Using techniques as varied as shamanic drumming to Tibetan throat singing, realms of reality beyond the confines of our material reality have been accessible for tens of thousands of years.
Save for a few exceptional people, Western man lost his ability to see behind the shadows of reality around the time René Descartes said "I think, therefore I am" when materialistic dualism and scientific rationalism were born.
Yet, while music in Western culture has seldom sought to re-capture the transcendental vibrational essence of more primitive times, I've been fortunate to discover a few moments of recorded music over the years that truly touched my soul.
So it is with "Caravanserai". The first track, "Eternal Caravan of Reincarnation", and the last track, "Every Step of the Way", come about as close as I've ever experienced to a sense of true ecstacy.
When I first heard this seminal album in its pristine vinyl state way back in the early 70's, I was just at the beginning of a adult life; a life that held a sense of adventure and happiness promised to the Baby Boom generation by parents whose own lives were colored by Depression and War.
Now, some thirty-five years later, I've reached late middle age and many of those youthful promises have faded or disappeared altogether for my fellow "Boomers" and myself.

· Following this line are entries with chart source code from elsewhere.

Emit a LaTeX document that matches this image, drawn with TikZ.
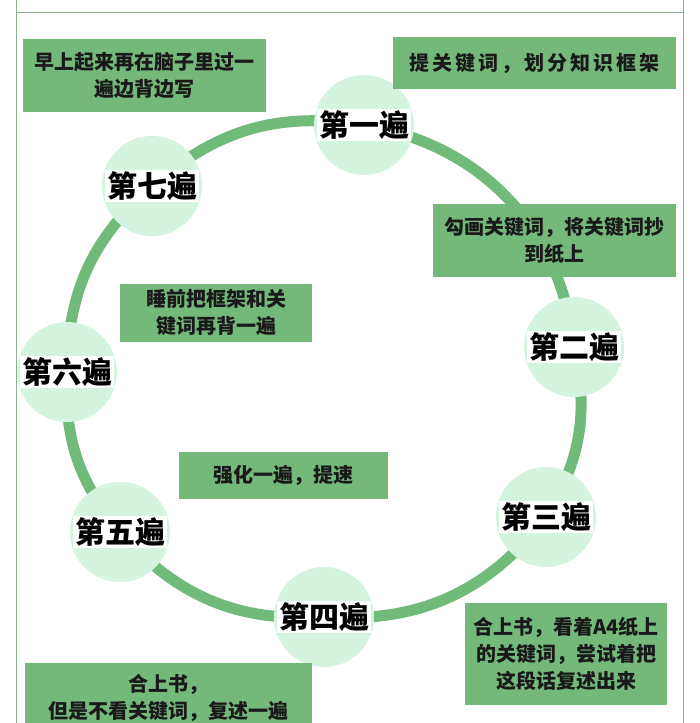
\documentclass[tikz,border=0pt]{standalone}
\usepackage{fontspec}
\setmainfont{Noto Sans CJK SC}
\newfontfamily\widecjk[LetterSpace=15]{Noto Sans CJK SC}
\newfontfamily\heavycjk{Noto Sans CJK SC Black}
\usetikzlibrary{backgrounds}
\definecolor{ringgreen}{HTML}{70BA7A}
\definecolor{boxgreen}{HTML}{74B97A}
\definecolor{mint}{HTML}{D5F4DF}
\definecolor{rimgreen}{HTML}{8CAF91}
\begin{document}
\begin{tikzpicture}[x=1pt,y=1pt,
  pass/.style={circle,fill=mint,minimum size=100pt,inner sep=0pt,label={[passtext]center:#1}},
  passtext/.style={fill=white,inner xsep=2pt,inner ysep=1pt,font=\heavycjk\fontsize{30}{32}\selectfont},
  tip/.style={fill=boxgreen,inner sep=0pt,align=center,text=black!90,font=\fontsize{20}{27}\selectfont\bfseries},
  ring/.style={draw=ringgreen,line width=11pt},
  rim/.style={draw=rimgreen,line width=1.5pt}]
\useasboundingbox (0,0) rectangle (700,723);
\clip (0,0) rectangle (700,723);
\node[pass=第一遍] (p1) at (364,598) {};
\node[pass=第二遍] (p2) at (574,376) {};
\node[pass=第三遍] (p3) at (546,206) {};
\node[pass=第四遍] (p4) at (324,106) {};
\node[pass=第五遍] (p5) at (120,191) {};
\node[pass=第六遍] (p6) at (67,351) {};
\node[pass=第七遍] (p7) at (152,537) {};
\begin{scope}[on background layer]
\fill[white] (0,0) rectangle (700,723);
\shade[left color=white,middle color=yellow!14,right color=white] (17,711) rectangle (683,723);
\draw[rim] (16.5,0)--(16.5,723) (683.5,0)--(683.5,723) (16.5,710.5)--(683.5,710.5);
\draw[ring] (p1.center) to[bend left=37] (p2.center) to[bend left=22] (p3.center) to[bend left=28] (p4.center)
  to[bend left=26] (p5.center) to[bend left=21] (p6.center) to[bend left=24] (p7.center) to[bend left=25] (p1.center);
\end{scope}
\node[tip,minimum width=243pt,minimum height=73pt] (t7) at (144.5,647.5) {早上起来再在脑子里过一\\遍边背边写};
\node[tip,minimum width=283pt,minimum height=52pt,font=\widecjk\fontsize{20}{27}\selectfont\bfseries] (t1) at (534.5,660) {提关键词，划分知识框架};
\node[tip,minimum width=243pt,minimum height=73pt] (t2) at (554.5,482.5) {勾画关键词，将关键词抄\\到纸上};
\node[tip,minimum width=192pt,minimum height=58pt] (t6) at (216,410) {睡前把框架和关\\键词再背一遍};
\node[tip,minimum width=209pt,minimum height=47pt] (t5) at (283.5,247.5) {强化一遍，提速};
\node[tip,minimum width=202pt,minimum height=102pt] (t3) at (566,69) {合上书，看着A4纸上\\的关键词，尝试着把\\这段话复述出来};
\node[tip,minimum width=287pt,minimum height=69pt] (t4) at (168.5,25.5) {合上书，\\但是不看关键词，复述一遍};
\end{tikzpicture}
\end{document}
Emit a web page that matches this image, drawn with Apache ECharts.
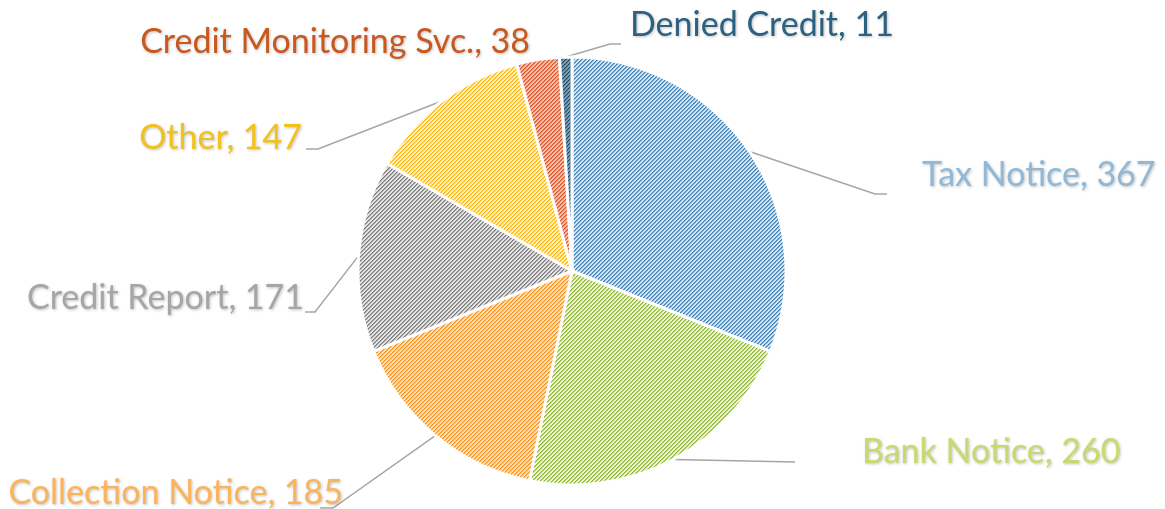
<!DOCTYPE html>
<html>
<head>
<meta charset="utf-8">
<script src="https://cdn.jsdelivr.net/npm/echarts@6/dist/echarts.min.js"></script>
<style>
html,body{margin:0;padding:0;background:#fff;}
#chart{width:1165px;height:509px;}
</style>
</head>
<body>
<div id="chart"></div>
<script>
// ---- data ----
const categories = ['Tax Notice', 'Bank Notice', 'Collection Notice', 'Credit Report', 'Other', 'Credit Monitoring Svc.', 'Denied Credit'];
const values = [367, 260, 185, 171, 147, 38, 11];

// ---- styles ----
const stripeFg = ['#3f80b4', '#8fb535', '#f7921a', '#7a7a7a', '#fbb60f', '#d9532a', '#23506e'];
const stripeBg = ['#d3e5f2', '#eef4d6', '#fde0b8', '#e3e3e3', '#fff0bf', '#f5c1aa', '#7d9db3'];
const labelColors = ['#8fb9d8', '#c8da6e', '#fbb45a', '#a6a6a6', '#f2c11a', '#c8581f', '#2d6182'];

// label layout (x, y, align) and leader line knee / end points
const labelGeom = [
  {x: 922, y: 175, align: 'left',  knee: [875, 194], end: [887, 194]},
  {x: 862, y: 452, align: 'left',  knee: [795, 462], end: [795, 462]},
  {x: 343, y: 493, align: 'right', knee: [333, 508], end: [320, 508]},
  {x: 304, y: 298, align: 'right', knee: [315, 312], end: [305, 312]},
  {x: 302, y: 138, align: 'right', knee: [318, 149], end: [306, 149]},
  {x: 530, y: 42,  align: 'right', knee: null, end: null},
  {x: 630, y: 25,  align: 'left',  knee: [610, 44], end: [621, 44]}
];

function hexToRgb(h){h=h.replace('#','');return [parseInt(h.substr(0,2),16),parseInt(h.substr(2,2),16),parseInt(h.substr(4,2),16)];}
function makePattern(fg, bg){
  const n = 4;
  const c = document.createElement('canvas');
  c.width = n; c.height = n;
  const ctx = c.getContext('2d');
  const img = ctx.createImageData(n, n);
  const f = hexToRgb(fg), b = hexToRgb(bg);
  for (let y = 0; y < n; y++) {
    for (let x = 0; x < n; x++) {
      const k = (x + y) % n;
      const t = k === 0 ? 1 : (k === 1 ? 0.55 : 0);
      const i = (y * n + x) * 4;
      for (let j = 0; j < 3; j++) img.data[i + j] = Math.round(f[j] * t + b[j] * (1 - t));
      img.data[i + 3] = 255;
    }
  }
  ctx.putImageData(img, 0, 0);
  return c;
}

const seriesData = categories.map((name, i) => ({
  name: name,
  value: values[i],
  itemStyle: {color: {image: makePattern(stripeFg[i], stripeBg[i]), repeat: 'repeat'}},
  label: {color: labelColors[i]},
  labelLine: {show: labelGeom[i].end !== null}
}));

const chart = echarts.init(document.getElementById('chart'), null, {renderer: 'canvas'});
chart.setOption({
  animation: false,
  backgroundColor: '#ffffff',
  series: [{
    type: 'pie',
    center: [572, 271],
    radius: 214,
    startAngle: 90,
    clockwise: true,
    avoidLabelOverlap: false,
    itemStyle: {borderColor: '#ffffff', borderWidth: 3},
    label: {
      show: true,
      position: 'outside',
      formatter: '{b}, {c}',
      fontFamily: 'Lato',
      fontSize: 34,
      textShadowColor: 'rgba(0,0,0,0.25)',
      textShadowBlur: 3,
      textShadowOffsetX: 1,
      textShadowOffsetY: 1
    },
    labelLine: {
      show: true,
      length: 20,
      length2: 10,
      lineStyle: {color: '#a6a6a6', width: 1.5}
    },
    labelLayout: function (params) {
      const g = labelGeom[params.dataIndex];
      const out = {x: g.x, y: g.y, align: g.align, verticalAlign: 'middle'};
      if (g.end && params.labelLinePoints) {
        const start = params.labelLinePoints[0];
        out.labelLinePoints = [start, g.knee, g.end];
      }
      return out;
    },
    emphasis: {disabled: true},
    data: seriesData
  }]
});
</script>
</body>
</html>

Then I heard a brief excerpt from this album and immediately ordered the CD. When I first listened to it, I was disappointed that the musical fluidity that had marked the album had been chopped up into individual tracks for the CD.
Still, the joy I felt listening to the two tracks above was what I wanted to rediscover, and the sense of creative joy that bubbled up and was expressed through the artists on those tracks once again delightfully sent me on those caravan dreams; just as they did so very long ago.